▶ [Exercise task] Scan the lines below for "image"; report the number of lines that contain it, and only that.

▶ [Source material]
━━━

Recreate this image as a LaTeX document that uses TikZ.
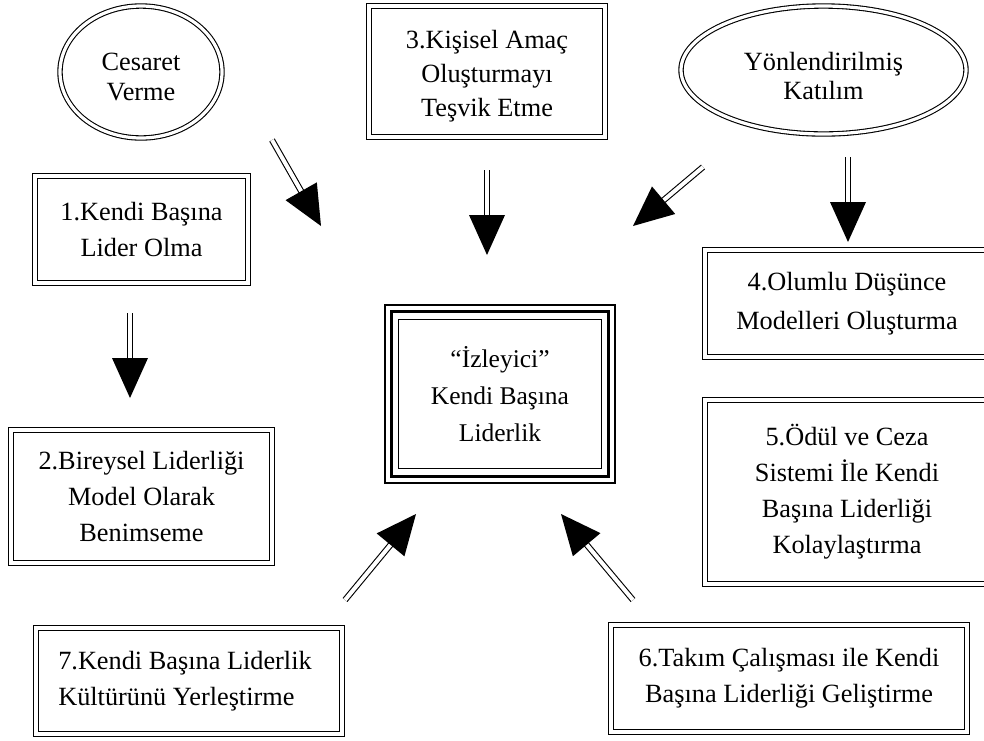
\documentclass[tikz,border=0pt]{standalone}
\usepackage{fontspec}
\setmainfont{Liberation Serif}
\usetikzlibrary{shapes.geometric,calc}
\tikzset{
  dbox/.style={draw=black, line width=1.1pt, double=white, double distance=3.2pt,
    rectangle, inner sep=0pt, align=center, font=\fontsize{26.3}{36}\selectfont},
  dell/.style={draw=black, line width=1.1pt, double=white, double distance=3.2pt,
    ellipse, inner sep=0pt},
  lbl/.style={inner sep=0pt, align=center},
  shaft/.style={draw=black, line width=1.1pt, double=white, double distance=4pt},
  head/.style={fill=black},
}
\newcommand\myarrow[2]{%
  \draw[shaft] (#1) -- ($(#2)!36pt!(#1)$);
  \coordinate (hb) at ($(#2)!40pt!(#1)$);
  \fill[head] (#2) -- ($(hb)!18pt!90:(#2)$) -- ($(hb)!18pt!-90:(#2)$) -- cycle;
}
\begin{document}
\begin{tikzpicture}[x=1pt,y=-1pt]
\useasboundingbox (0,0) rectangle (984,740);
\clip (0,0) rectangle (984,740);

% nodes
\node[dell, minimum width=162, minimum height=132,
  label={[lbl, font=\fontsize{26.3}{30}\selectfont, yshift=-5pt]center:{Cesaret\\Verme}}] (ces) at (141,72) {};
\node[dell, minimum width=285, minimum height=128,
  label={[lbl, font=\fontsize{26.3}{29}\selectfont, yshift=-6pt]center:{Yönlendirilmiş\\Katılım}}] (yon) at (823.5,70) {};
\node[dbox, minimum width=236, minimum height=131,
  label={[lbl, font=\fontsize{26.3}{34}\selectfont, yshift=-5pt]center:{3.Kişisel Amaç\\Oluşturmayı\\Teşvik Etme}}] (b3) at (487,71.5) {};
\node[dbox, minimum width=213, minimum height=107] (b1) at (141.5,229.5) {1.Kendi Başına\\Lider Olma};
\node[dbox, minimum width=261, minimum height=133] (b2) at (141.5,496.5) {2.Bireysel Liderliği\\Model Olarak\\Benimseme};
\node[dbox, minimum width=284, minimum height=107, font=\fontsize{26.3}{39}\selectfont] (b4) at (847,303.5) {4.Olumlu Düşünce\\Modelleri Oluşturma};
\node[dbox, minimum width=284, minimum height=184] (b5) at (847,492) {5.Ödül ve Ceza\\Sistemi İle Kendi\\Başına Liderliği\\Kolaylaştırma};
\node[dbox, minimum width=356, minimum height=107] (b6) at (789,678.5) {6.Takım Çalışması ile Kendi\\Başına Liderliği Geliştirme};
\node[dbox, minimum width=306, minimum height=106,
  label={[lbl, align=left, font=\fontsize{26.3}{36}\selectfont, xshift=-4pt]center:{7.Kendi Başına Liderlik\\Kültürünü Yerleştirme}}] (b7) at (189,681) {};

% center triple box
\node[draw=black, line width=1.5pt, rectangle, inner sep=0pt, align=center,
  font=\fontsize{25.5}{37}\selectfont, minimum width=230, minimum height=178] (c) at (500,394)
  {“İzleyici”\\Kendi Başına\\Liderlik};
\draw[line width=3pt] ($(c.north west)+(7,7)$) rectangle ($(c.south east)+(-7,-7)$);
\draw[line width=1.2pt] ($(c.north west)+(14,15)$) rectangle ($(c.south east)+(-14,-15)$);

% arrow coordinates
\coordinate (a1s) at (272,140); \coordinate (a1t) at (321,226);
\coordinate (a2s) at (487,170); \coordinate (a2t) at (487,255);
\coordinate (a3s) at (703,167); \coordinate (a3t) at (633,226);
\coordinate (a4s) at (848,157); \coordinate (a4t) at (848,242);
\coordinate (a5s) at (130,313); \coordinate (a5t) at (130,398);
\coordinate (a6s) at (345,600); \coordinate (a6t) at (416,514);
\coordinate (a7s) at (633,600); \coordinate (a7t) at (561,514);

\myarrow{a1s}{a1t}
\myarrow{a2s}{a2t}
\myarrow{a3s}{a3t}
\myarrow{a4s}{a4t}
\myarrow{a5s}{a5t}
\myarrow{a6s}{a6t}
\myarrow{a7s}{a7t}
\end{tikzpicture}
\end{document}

━━━

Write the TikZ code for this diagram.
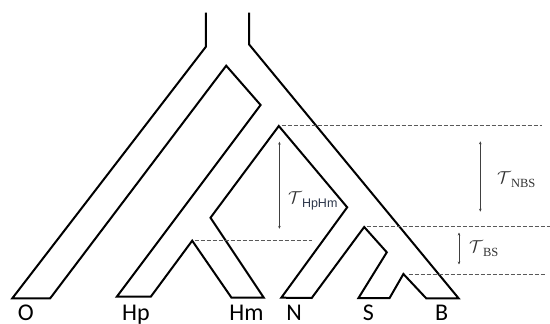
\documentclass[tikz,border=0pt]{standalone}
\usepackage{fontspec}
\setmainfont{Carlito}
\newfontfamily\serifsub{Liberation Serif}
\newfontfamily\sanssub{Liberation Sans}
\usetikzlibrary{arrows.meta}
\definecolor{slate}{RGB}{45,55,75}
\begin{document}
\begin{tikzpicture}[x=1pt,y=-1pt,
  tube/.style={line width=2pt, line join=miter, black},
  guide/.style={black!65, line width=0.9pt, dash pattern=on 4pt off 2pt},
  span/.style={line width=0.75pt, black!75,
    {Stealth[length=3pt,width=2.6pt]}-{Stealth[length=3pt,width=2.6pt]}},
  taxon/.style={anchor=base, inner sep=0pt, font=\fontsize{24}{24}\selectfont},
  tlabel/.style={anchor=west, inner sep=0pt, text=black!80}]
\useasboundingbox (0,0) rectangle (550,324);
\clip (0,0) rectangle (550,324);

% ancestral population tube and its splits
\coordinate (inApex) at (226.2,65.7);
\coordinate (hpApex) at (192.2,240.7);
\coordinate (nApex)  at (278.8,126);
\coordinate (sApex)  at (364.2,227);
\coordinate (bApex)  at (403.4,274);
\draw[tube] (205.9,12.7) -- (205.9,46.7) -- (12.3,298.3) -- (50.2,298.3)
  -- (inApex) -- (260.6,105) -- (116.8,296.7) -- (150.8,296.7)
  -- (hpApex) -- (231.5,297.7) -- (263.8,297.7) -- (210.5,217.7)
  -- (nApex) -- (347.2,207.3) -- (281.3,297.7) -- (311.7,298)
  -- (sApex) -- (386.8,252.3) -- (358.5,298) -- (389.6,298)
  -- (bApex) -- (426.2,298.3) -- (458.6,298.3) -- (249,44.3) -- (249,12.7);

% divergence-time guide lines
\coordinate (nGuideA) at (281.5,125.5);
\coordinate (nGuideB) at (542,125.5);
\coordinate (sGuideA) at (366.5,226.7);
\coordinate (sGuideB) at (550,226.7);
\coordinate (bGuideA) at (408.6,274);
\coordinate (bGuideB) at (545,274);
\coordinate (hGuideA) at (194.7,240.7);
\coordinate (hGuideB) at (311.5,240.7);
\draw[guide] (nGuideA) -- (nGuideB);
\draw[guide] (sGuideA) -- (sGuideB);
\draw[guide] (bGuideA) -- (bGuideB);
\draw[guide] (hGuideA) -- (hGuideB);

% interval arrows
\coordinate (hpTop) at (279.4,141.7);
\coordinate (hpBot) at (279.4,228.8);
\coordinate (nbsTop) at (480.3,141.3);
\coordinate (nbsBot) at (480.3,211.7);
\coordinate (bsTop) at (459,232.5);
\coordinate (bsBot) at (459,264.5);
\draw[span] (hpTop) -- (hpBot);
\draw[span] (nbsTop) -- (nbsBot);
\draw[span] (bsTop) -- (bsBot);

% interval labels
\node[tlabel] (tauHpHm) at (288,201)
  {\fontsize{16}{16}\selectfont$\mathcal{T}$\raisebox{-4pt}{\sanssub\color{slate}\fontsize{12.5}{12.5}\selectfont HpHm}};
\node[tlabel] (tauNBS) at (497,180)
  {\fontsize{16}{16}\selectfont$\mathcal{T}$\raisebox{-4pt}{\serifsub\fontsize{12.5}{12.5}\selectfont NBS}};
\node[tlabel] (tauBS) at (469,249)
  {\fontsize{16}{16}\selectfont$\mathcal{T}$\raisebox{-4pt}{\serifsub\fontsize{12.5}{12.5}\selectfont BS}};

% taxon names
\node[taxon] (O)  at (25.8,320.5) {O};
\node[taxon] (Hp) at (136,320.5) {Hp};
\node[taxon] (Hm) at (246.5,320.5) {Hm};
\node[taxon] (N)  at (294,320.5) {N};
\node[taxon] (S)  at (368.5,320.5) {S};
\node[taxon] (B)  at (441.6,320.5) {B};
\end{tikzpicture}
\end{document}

━━━

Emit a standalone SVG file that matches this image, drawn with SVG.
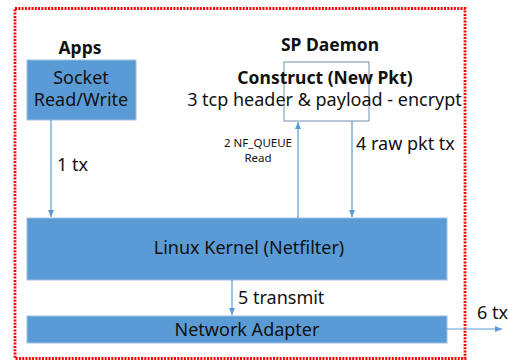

━━━

▶ [Task response] 2